### [Problem to work on]
Restate the data below word for word. Skip any images it contains.

### [Data shown]
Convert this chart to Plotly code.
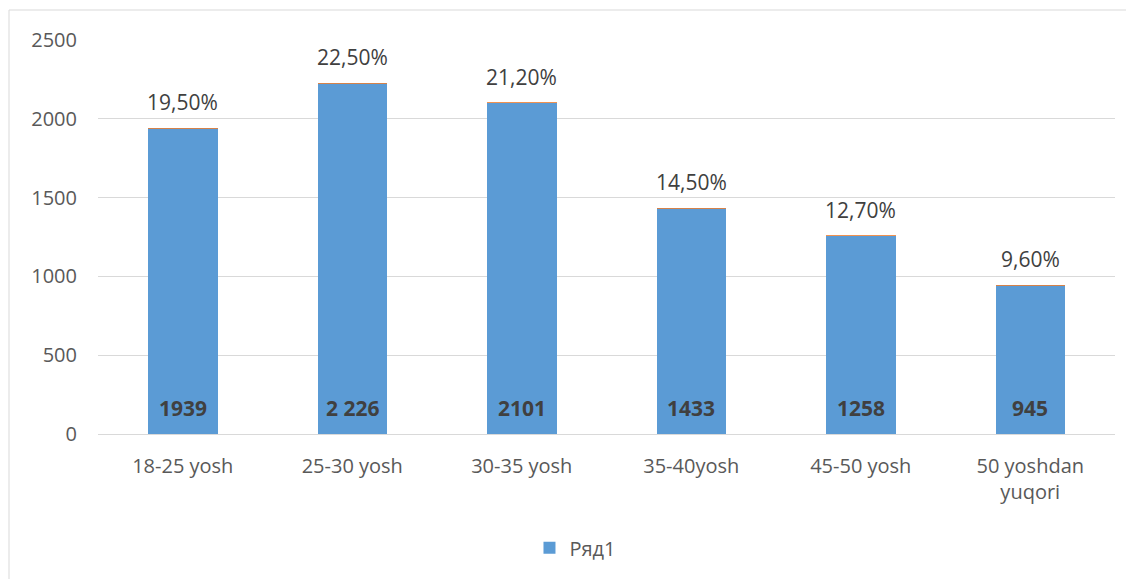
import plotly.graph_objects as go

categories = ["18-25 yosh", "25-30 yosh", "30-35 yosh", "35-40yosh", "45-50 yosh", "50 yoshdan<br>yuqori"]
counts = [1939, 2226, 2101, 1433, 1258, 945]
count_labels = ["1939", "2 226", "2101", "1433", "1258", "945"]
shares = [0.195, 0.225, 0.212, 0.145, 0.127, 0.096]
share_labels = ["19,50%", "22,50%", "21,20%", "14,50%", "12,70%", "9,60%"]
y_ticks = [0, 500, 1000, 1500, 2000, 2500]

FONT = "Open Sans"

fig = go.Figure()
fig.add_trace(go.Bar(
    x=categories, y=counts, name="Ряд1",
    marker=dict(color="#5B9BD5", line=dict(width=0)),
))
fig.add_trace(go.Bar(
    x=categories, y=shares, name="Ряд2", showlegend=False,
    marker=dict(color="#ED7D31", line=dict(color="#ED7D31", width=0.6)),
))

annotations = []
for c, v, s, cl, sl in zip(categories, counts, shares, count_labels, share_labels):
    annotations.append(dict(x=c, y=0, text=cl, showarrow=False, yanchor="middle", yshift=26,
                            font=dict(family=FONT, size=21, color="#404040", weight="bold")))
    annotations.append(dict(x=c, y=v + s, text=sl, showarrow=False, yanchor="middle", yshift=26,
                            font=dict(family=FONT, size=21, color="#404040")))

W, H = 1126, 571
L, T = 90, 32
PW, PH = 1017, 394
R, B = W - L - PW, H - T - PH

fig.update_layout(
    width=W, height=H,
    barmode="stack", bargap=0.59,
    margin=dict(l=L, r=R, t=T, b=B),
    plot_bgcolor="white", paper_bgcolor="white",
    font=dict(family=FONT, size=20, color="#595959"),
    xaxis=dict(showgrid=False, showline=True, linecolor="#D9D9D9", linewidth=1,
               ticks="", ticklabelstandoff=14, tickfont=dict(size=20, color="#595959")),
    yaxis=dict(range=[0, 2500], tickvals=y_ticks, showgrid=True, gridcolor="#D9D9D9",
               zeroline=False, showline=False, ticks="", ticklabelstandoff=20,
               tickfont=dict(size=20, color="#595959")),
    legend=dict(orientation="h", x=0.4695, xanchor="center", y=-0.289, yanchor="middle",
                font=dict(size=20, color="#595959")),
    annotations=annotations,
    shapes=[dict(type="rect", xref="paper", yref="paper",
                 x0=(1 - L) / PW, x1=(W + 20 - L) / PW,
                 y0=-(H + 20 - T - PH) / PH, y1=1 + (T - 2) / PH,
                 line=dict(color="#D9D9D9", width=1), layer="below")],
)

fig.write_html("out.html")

### [Solution to the exercise]
Convert this chart to Plotly code.
import plotly.graph_objects as go

categories = ["18-25 yosh", "25-30 yosh", "30-35 yosh", "35-40yosh", "45-50 yosh", "50 yoshdan<br>yuqori"]
counts = [1939, 2226, 2101, 1433, 1258, 945]
count_labels = ["1939", "2 226", "2101", "1433", "1258", "945"]
shares = [0.195, 0.225, 0.212, 0.145, 0.127, 0.096]
share_labels = ["19,50%", "22,50%", "21,20%", "14,50%", "12,70%", "9,60%"]
y_ticks = [0, 500, 1000, 1500, 2000, 2500]

FONT = "Open Sans"

fig = go.Figure()
fig.add_trace(go.Bar(
    x=categories, y=counts, name="Ряд1",
    marker=dict(color="#5B9BD5", line=dict(width=0)),
))
fig.add_trace(go.Bar(
    x=categories, y=shares, name="Ряд2", showlegend=False,
    marker=dict(color="#ED7D31", line=dict(color="#ED7D31", width=0.6)),
))

annotations = []
for c, v, s, cl, sl in zip(categories, counts, shares, count_labels, share_labels):
    annotations.append(dict(x=c, y=0, text=cl, showarrow=False, yanchor="middle", yshift=26,
                            font=dict(family=FONT, size=21, color="#404040", weight="bold")))
    annotations.append(dict(x=c, y=v + s, text=sl, showarrow=False, yanchor="middle", yshift=26,
                            font=dict(family=FONT, size=21, color="#404040")))

W, H = 1126, 571
L, T = 90, 32
PW, PH = 1017, 394
R, B = W - L - PW, H - T - PH

fig.update_layout(
    width=W, height=H,
    barmode="stack", bargap=0.59,
    margin=dict(l=L, r=R, t=T, b=B),
    plot_bgcolor="white", paper_bgcolor="white",
    font=dict(family=FONT, size=20, color="#595959"),
    xaxis=dict(showgrid=False, showline=True, linecolor="#D9D9D9", linewidth=1,
               ticks="", ticklabelstandoff=14, tickfont=dict(size=20, color="#595959")),
    yaxis=dict(range=[0, 2500], tickvals=y_ticks, showgrid=True, gridcolor="#D9D9D9",
               zeroline=False, showline=False, ticks="", ticklabelstandoff=20,
               tickfont=dict(size=20, color="#595959")),
    legend=dict(orientation="h", x=0.4695, xanchor="center", y=-0.289, yanchor="middle",
                font=dict(size=20, color="#595959")),
    annotations=annotations,
    shapes=[dict(type="rect", xref="paper", yref="paper",
                 x0=(1 - L) / PW, x1=(W + 20 - L) / PW,
                 y0=-(H + 20 - T - PH) / PH, y1=1 + (T - 2) / PH,
                 line=dict(color="#D9D9D9", width=1), layer="below")],
)

fig.write_html("out.html")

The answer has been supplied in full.